One of the best parts about the NIH consortium is the access students have to scientists doing the same work on the brain.


“The researchers at the Allen Institute who are developing and interpreting these data sets are active members of our classroom, and by directly partnering with scientists who develop these complex data sets, we are bridging the gap between science and education in the classroom,” said Sitaraman. 


Students will review mouse brain mapping data as it becomes available from the Allen Institute and attempt to make sense of what they see, hoping to discover new principles of nervous system function that have never been possible before. 


More importantly, the students will come to view themselves as the scientists they may not have imagined themselves to be.


“A lot of my students will tell me, ‘Oh, I don't think like a scientist. I am not a scientist,’” said Sitaraman. “I'm like, ‘What is a scientist? A person with some curiosity who is willing to look and find some answers. Science is everywhere. Science is everybody. Science is about process.”


With a lack of role models in the scientific community, it’s not surprising to Sitaraman that her students may not initially see themselves as becoming full-fledged scientists one day. But there’s no doubt in her mind that her students have what it takes to become scientists, and that’s what motivates her to get up every morning.
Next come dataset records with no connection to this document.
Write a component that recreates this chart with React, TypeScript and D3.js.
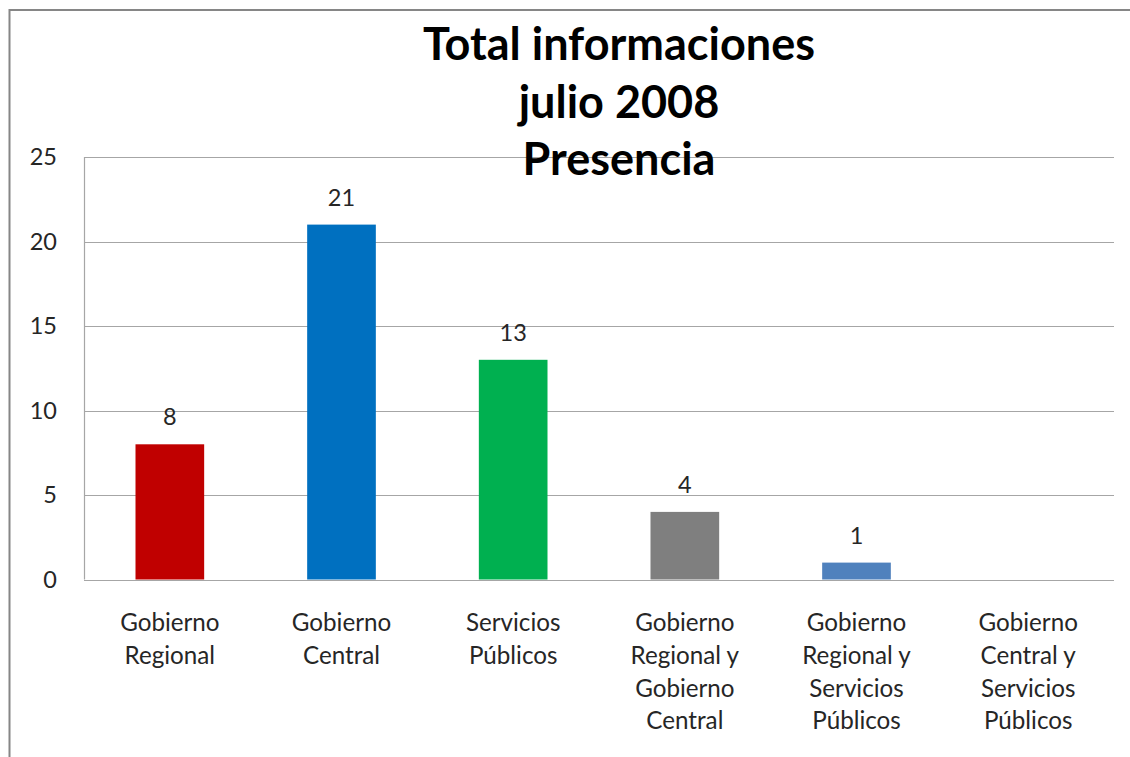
import React from "react";
import * as d3 from "d3";

const categories: string[][] = [
  ["Gobierno", "Regional"],
  ["Gobierno", "Central"],
  ["Servicios", "Públicos"],
  ["Gobierno", "Regional y", "Gobierno", "Central"],
  ["Gobierno", "Regional y", "Servicios", "Públicos"],
  ["Gobierno", "Central y", "Servicios", "Públicos"],
];
const values: number[] = [8, 21, 13, 4, 1, 0];
const barColors: string[] = ["#C00000", "#0070C0", "#00B050", "#7F7F7F", "#4F81BD", "#4F81BD"];
const yTicks: number[] = [0, 5, 10, 15, 20, 25];
const titleLines: string[] = ["Total informaciones", "julio 2008", "Presencia"];

const W = 1130;
const H = 757;
const plot = { left: 84, right: 1114, top: 157, bottom: 579.5 };
const FONT = "Lato, 'Open Sans', sans-serif";

export default function App() {
  const keys = categories.map((_, i) => String(i));
  const x = d3
    .scaleBand<string>()
    .domain(keys)
    .range([plot.left, plot.right])
    .paddingInner(0.6)
    .paddingOuter(0.3);
  const y = d3.scaleLinear().domain([0, 25]).range([plot.bottom, plot.top]);

  return (
    <svg
      width={W}
      height={H}
      style={{ position: "absolute", left: 0, top: 0, background: "#fff" }}
      fontFamily={FONT}
    >
      <rect x={0} y={0} width={W} height={H} fill="#fff" />
      {/* outer chart border (extends beyond the visible region) */}
      <rect x={9.5} y={10} width={W + 20} height={H + 20} fill="none" stroke="#868686" strokeWidth={2} />

      {/* gridlines */}
      {yTicks.map((t) => (
        <line
          key={"g" + t}
          x1={plot.left}
          x2={plot.right}
          y1={Math.round(y(t)) + 0.5}
          y2={Math.round(y(t)) + 0.5}
          stroke="#A6A6A6"
          strokeWidth={1.2}
        />
      ))}
      {/* vertical axis line */}
      <line x1={plot.left + 0.5} x2={plot.left + 0.5} y1={plot.top} y2={plot.bottom} stroke="#A6A6A6" strokeWidth={1.2} />

      {/* y tick labels */}
      {yTicks.map((t) => (
        <text key={"t" + t} x={57} y={y(t) + 8} textAnchor="end" fontSize={23.5} fill="#262626">
          {t}
        </text>
      ))}

      {/* bars */}
      {values.map((v, i) =>
        v > 0 ? (
          <rect
            key={"b" + i}
            x={x(String(i))!}
            y={y(v)}
            width={x.bandwidth()}
            height={y(0) - y(v)}
            fill={barColors[i]}
          />
        ) : null
      )}

      {/* value labels */}
      {values.map((v, i) =>
        v > 0 ? (
          <text
            key={"v" + i}
            x={x(String(i))! + x.bandwidth() / 2}
            y={y(v) - 19}
            textAnchor="middle"
            fontSize={23.5}
            fill="#262626"
          >
            {v}
          </text>
        ) : null
      )}

      {/* category labels */}
      {categories.map((lines, i) => (
        <text
          key={"c" + i}
          x={x(String(i))! + x.bandwidth() / 2}
          y={631}
          textAnchor="middle"
          fontSize={24.2}
          fill="#262626"
        >
          {lines.map((l, j) => (
            <tspan key={j} x={x(String(i))! + x.bandwidth() / 2} dy={j === 0 ? 0 : 32.8}>
              {l}
            </tspan>
          ))}
        </text>
      ))}

      {/* title */}
      <text x={619} y={60} textAnchor="middle" fontSize={45} fontWeight="bold" fill="#000">
        {titleLines.map((l, j) => (
          <tspan key={j} x={619} dy={j === 0 ? 0 : 57.5}>
            {l}
          </tspan>
        ))}
      </text>
    </svg>
  );
}
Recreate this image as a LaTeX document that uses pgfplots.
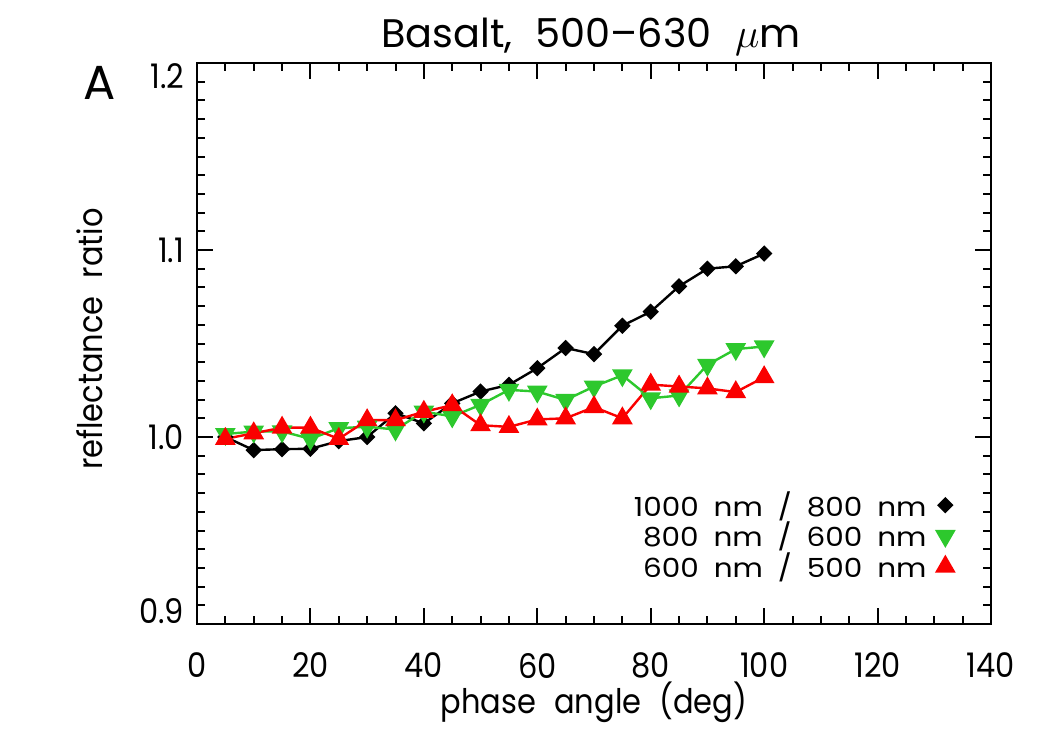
\documentclass[border=0pt]{standalone}
\usepackage{pgfplots}
\pgfplotsset{compat=1.18}
\usepackage{fontspec}
\setmainfont{Poppins}[FakeStretch=0.9, WordSpace=2.2]
\newfontfamily\legfont{Poppins}[FakeStretch=1.12, WordSpace=1.9]
\newfontfamily\titfont{Poppins}[FakeStretch=1.0, WordSpace=2.2]

\definecolor{ratiogreen}{RGB}{45,200,45}
\definecolor{ratiored}{RGB}{250,0,0}

\pgfplotstableread{
x y
5 1.000
10 0.993
15 0.9935
20 0.9937
25 0.9978
30 1.000
35 1.0127
40 1.0073
45 1.018
50 1.0243
55 1.0279
60 1.0368
65 1.0476
70 1.0443
75 1.0595
80 1.067
85 1.0806
90 1.090
95 1.0913
100 1.0981
}\ratioA

\pgfplotstableread{
x y
5 1.0016
10 1.0029
15 1.003
20 0.999
25 1.0047
30 1.0055
35 1.004
40 1.0136
45 1.011
50 1.0172
55 1.0252
60 1.0243
65 1.0198
70 1.027
75 1.033
80 1.0207
85 1.0222
90 1.0386
95 1.047
100 1.0484
}\ratioB

\pgfplotstableread{
x y
5 0.999
10 1.002
15 1.005
20 1.005
25 0.999
30 1.009
35 1.009
40 1.0135
45 1.017
50 1.0063
55 1.0054
60 1.0094
65 1.010
70 1.016
75 1.010
80 1.028
85 1.027
90 1.026
95 1.024
100 1.032
}\ratioC

\begin{document}
\begin{tikzpicture}
\path[use as bounding box] (-98.5bp,-63bp) rectangle (426.5bp,312bp);
\begin{axis}[
  at={(0,0)}, anchor=south west,
  scale only axis, width=397bp, height=280.5bp,
  xmin=0, xmax=140, ymin=0.9, ymax=1.2,
  xtick={0,20,...,140}, ytick={0.9,1.0,1.1,1.2},
  minor x tick num=3, minor y tick num=9,
  tick align=inside,
  major tick length=8bp, minor tick length=4bp,
  axis line style={line width=1.2bp},
  every tick/.style={black, line width=1bp},
  font=\fontsize{17}{20}\selectfont,
  /pgf/number format/assume math mode=true,
  xticklabel style={yshift=-11bp},
  yticklabel style={/pgf/number format/.cd, fixed, fixed zerofill, precision=1,
    /tikz/.cd, inner ysep=0pt, xshift=-3bp,
    anchor=\ifcase\ticknum south east\or east\or east\else north east\fi},
  xlabel={phase angle (deg)},
  xlabel style={at={(axis description cs:0.5,0)}, anchor=base, yshift=-44.5bp},
  ylabel={reflectance ratio},
  ylabel style={at={(axis description cs:-0.1184,0.508)}, anchor=base, rotate=0},
  title={\titfont Basalt, 500–630 $\mu$m},
  every axis title shift=0pt,
  title style={at={(axis description cs:0.496,1)}, anchor=base, yshift=8bp,
    font=\fontsize{20}{24}\selectfont},
  legend plot pos=right,
  legend cell align=right,
  legend style={draw=none, fill=none, at={(axis description cs:0.961,0.157)}, anchor=east,
    font=\legfont\fontsize{13.2}{15}\selectfont, row sep=-2.5bp},
  legend image code/.code={\path (0cm,0cm); \draw[#1, only marks] plot coordinates {(0.24cm,0cm)};},
]
\addplot[black, line width=1.2bp, mark=square*, mark size=2.3bp,
  mark options={rotate=45, solid, fill=black}] table {\ratioA};
\addlegendentry{1000 nm / 800 nm}
\addplot[ratiogreen, line width=1.2bp, mark=triangle*, mark size=4.8bp,
  mark options={rotate=180, solid, fill=ratiogreen}] table {\ratioB};
\addlegendentry{800 nm / 600 nm}
\addplot[ratiored, line width=1.2bp, mark=triangle*, mark size=4.8bp,
  mark options={solid, fill=ratiored}] table {\ratioC};
\addlegendentry{600 nm / 500 nm}
\end{axis}
\node[anchor=base west, font=\titfont\fontsize{24}{28}\selectfont, inner sep=0pt] at (-57bp,262bp) {A};
\end{tikzpicture}
\end{document}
“Students come in with self-doubt, but they also come in with fresh ideas and they're willing to work hard. And I just love that about our students,” said Sitaraman. “So my biggest goal is that I continue to do the research I do with students. It's a highlight of my days when I come into the lab, and students make some kind of finding. And they're like, ‘Oh, Dr. S., I found this!’ And that's really the highlight. I wanna continue training students on this campus, ensuring that they go on, and stay in science.”